» **Exercise requirements**
Word for word, restate every line of the listing that follows.

» **Data lines**
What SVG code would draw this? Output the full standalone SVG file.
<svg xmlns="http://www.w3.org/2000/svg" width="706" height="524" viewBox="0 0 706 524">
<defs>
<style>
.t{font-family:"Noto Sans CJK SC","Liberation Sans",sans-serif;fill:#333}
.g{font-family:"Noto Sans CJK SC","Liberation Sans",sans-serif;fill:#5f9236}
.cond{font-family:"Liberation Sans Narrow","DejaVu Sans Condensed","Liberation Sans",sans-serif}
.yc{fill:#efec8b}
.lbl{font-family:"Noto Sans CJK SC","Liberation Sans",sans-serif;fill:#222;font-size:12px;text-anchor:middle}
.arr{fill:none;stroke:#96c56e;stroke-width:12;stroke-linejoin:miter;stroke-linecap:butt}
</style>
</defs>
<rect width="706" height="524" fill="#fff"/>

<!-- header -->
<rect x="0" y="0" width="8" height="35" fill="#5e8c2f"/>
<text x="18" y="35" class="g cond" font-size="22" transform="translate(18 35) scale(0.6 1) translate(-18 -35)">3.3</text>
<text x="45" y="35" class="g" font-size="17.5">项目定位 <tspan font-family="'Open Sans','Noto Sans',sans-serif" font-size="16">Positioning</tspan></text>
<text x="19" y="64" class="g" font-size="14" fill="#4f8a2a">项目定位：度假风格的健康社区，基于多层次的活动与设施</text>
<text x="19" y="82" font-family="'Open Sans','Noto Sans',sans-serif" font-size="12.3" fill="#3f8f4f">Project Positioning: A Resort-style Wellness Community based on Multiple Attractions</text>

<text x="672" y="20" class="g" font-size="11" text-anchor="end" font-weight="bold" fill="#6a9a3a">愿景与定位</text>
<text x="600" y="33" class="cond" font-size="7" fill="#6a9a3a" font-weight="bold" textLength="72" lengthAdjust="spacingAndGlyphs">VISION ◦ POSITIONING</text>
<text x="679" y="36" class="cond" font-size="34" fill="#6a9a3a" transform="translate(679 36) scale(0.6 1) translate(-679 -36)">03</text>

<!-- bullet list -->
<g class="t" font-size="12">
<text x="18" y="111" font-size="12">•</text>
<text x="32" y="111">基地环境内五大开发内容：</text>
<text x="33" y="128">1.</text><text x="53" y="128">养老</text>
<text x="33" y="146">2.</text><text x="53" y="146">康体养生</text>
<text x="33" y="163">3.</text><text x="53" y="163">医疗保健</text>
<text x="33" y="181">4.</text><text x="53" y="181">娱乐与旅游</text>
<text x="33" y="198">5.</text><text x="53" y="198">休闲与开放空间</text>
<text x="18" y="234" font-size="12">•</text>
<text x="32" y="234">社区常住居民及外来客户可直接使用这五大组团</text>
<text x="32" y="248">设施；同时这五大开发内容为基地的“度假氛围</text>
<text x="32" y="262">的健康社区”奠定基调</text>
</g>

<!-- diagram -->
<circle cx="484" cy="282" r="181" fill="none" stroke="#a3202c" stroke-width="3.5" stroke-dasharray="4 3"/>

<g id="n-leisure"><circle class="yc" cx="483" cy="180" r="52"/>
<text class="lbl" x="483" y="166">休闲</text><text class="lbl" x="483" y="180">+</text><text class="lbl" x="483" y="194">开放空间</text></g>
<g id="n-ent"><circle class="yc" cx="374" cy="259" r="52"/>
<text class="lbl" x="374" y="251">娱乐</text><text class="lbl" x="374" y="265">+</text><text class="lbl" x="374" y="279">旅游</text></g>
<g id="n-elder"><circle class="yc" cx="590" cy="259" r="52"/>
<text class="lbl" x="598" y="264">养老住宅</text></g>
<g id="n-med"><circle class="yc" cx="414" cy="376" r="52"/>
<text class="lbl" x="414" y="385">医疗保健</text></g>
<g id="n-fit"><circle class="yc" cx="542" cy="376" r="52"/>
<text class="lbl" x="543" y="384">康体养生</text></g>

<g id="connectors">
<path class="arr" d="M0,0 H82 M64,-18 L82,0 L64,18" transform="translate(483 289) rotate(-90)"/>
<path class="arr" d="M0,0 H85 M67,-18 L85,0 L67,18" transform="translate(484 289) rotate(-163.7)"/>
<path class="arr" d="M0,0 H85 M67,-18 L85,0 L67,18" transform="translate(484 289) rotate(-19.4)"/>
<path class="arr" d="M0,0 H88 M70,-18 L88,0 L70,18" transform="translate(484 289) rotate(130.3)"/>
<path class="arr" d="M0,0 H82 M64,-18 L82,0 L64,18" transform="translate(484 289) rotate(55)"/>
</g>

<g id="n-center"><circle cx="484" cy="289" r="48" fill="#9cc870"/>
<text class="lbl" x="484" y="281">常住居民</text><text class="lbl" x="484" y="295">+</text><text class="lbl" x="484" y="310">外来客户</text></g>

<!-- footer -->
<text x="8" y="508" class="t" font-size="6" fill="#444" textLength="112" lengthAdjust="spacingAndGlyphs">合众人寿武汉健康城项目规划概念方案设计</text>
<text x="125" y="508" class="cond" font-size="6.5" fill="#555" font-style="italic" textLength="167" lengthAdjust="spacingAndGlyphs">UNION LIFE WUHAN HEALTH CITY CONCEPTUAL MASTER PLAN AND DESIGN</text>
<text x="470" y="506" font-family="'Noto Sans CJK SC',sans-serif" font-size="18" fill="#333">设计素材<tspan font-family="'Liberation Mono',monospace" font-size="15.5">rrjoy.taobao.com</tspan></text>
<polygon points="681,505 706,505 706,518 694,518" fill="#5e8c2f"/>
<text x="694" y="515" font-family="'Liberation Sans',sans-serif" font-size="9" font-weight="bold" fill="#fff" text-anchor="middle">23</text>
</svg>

» **Response to the exercise**
What SVG code would draw this? Output the full standalone SVG file.
<svg xmlns="http://www.w3.org/2000/svg" width="706" height="524" viewBox="0 0 706 524">
<defs>
<style>
.t{font-family:"Noto Sans CJK SC","Liberation Sans",sans-serif;fill:#333}
.g{font-family:"Noto Sans CJK SC","Liberation Sans",sans-serif;fill:#5f9236}
.cond{font-family:"Liberation Sans Narrow","DejaVu Sans Condensed","Liberation Sans",sans-serif}
.yc{fill:#efec8b}
.lbl{font-family:"Noto Sans CJK SC","Liberation Sans",sans-serif;fill:#222;font-size:12px;text-anchor:middle}
.arr{fill:none;stroke:#96c56e;stroke-width:12;stroke-linejoin:miter;stroke-linecap:butt}
</style>
</defs>
<rect width="706" height="524" fill="#fff"/>

<!-- header -->
<rect x="0" y="0" width="8" height="35" fill="#5e8c2f"/>
<text x="18" y="35" class="g cond" font-size="22" transform="translate(18 35) scale(0.6 1) translate(-18 -35)">3.3</text>
<text x="45" y="35" class="g" font-size="17.5">项目定位 <tspan font-family="'Open Sans','Noto Sans',sans-serif" font-size="16">Positioning</tspan></text>
<text x="19" y="64" class="g" font-size="14" fill="#4f8a2a">项目定位：度假风格的健康社区，基于多层次的活动与设施</text>
<text x="19" y="82" font-family="'Open Sans','Noto Sans',sans-serif" font-size="12.3" fill="#3f8f4f">Project Positioning: A Resort-style Wellness Community based on Multiple Attractions</text>

<text x="672" y="20" class="g" font-size="11" text-anchor="end" font-weight="bold" fill="#6a9a3a">愿景与定位</text>
<text x="600" y="33" class="cond" font-size="7" fill="#6a9a3a" font-weight="bold" textLength="72" lengthAdjust="spacingAndGlyphs">VISION ◦ POSITIONING</text>
<text x="679" y="36" class="cond" font-size="34" fill="#6a9a3a" transform="translate(679 36) scale(0.6 1) translate(-679 -36)">03</text>

<!-- bullet list -->
<g class="t" font-size="12">
<text x="18" y="111" font-size="12">•</text>
<text x="32" y="111">基地环境内五大开发内容：</text>
<text x="33" y="128">1.</text><text x="53" y="128">养老</text>
<text x="33" y="146">2.</text><text x="53" y="146">康体养生</text>
<text x="33" y="163">3.</text><text x="53" y="163">医疗保健</text>
<text x="33" y="181">4.</text><text x="53" y="181">娱乐与旅游</text>
<text x="33" y="198">5.</text><text x="53" y="198">休闲与开放空间</text>
<text x="18" y="234" font-size="12">•</text>
<text x="32" y="234">社区常住居民及外来客户可直接使用这五大组团</text>
<text x="32" y="248">设施；同时这五大开发内容为基地的“度假氛围</text>
<text x="32" y="262">的健康社区”奠定基调</text>
</g>

<!-- diagram -->
<circle cx="484" cy="282" r="181" fill="none" stroke="#a3202c" stroke-width="3.5" stroke-dasharray="4 3"/>

<g id="n-leisure"><circle class="yc" cx="483" cy="180" r="52"/>
<text class="lbl" x="483" y="166">休闲</text><text class="lbl" x="483" y="180">+</text><text class="lbl" x="483" y="194">开放空间</text></g>
<g id="n-ent"><circle class="yc" cx="374" cy="259" r="52"/>
<text class="lbl" x="374" y="251">娱乐</text><text class="lbl" x="374" y="265">+</text><text class="lbl" x="374" y="279">旅游</text></g>
<g id="n-elder"><circle class="yc" cx="590" cy="259" r="52"/>
<text class="lbl" x="598" y="264">养老住宅</text></g>
<g id="n-med"><circle class="yc" cx="414" cy="376" r="52"/>
<text class="lbl" x="414" y="385">医疗保健</text></g>
<g id="n-fit"><circle class="yc" cx="542" cy="376" r="52"/>
<text class="lbl" x="543" y="384">康体养生</text></g>

<g id="connectors">
<path class="arr" d="M0,0 H82 M64,-18 L82,0 L64,18" transform="translate(483 289) rotate(-90)"/>
<path class="arr" d="M0,0 H85 M67,-18 L85,0 L67,18" transform="translate(484 289) rotate(-163.7)"/>
<path class="arr" d="M0,0 H85 M67,-18 L85,0 L67,18" transform="translate(484 289) rotate(-19.4)"/>
<path class="arr" d="M0,0 H88 M70,-18 L88,0 L70,18" transform="translate(484 289) rotate(130.3)"/>
<path class="arr" d="M0,0 H82 M64,-18 L82,0 L64,18" transform="translate(484 289) rotate(55)"/>
</g>

<g id="n-center"><circle cx="484" cy="289" r="48" fill="#9cc870"/>
<text class="lbl" x="484" y="281">常住居民</text><text class="lbl" x="484" y="295">+</text><text class="lbl" x="484" y="310">外来客户</text></g>

<!-- footer -->
<text x="8" y="508" class="t" font-size="6" fill="#444" textLength="112" lengthAdjust="spacingAndGlyphs">合众人寿武汉健康城项目规划概念方案设计</text>
<text x="125" y="508" class="cond" font-size="6.5" fill="#555" font-style="italic" textLength="167" lengthAdjust="spacingAndGlyphs">UNION LIFE WUHAN HEALTH CITY CONCEPTUAL MASTER PLAN AND DESIGN</text>
<text x="470" y="506" font-family="'Noto Sans CJK SC',sans-serif" font-size="18" fill="#333">设计素材<tspan font-family="'Liberation Mono',monospace" font-size="15.5">rrjoy.taobao.com</tspan></text>
<polygon points="681,505 706,505 706,518 694,518" fill="#5e8c2f"/>
<text x="694" y="515" font-family="'Liberation Sans',sans-serif" font-size="9" font-weight="bold" fill="#fff" text-anchor="middle">23</text>
</svg>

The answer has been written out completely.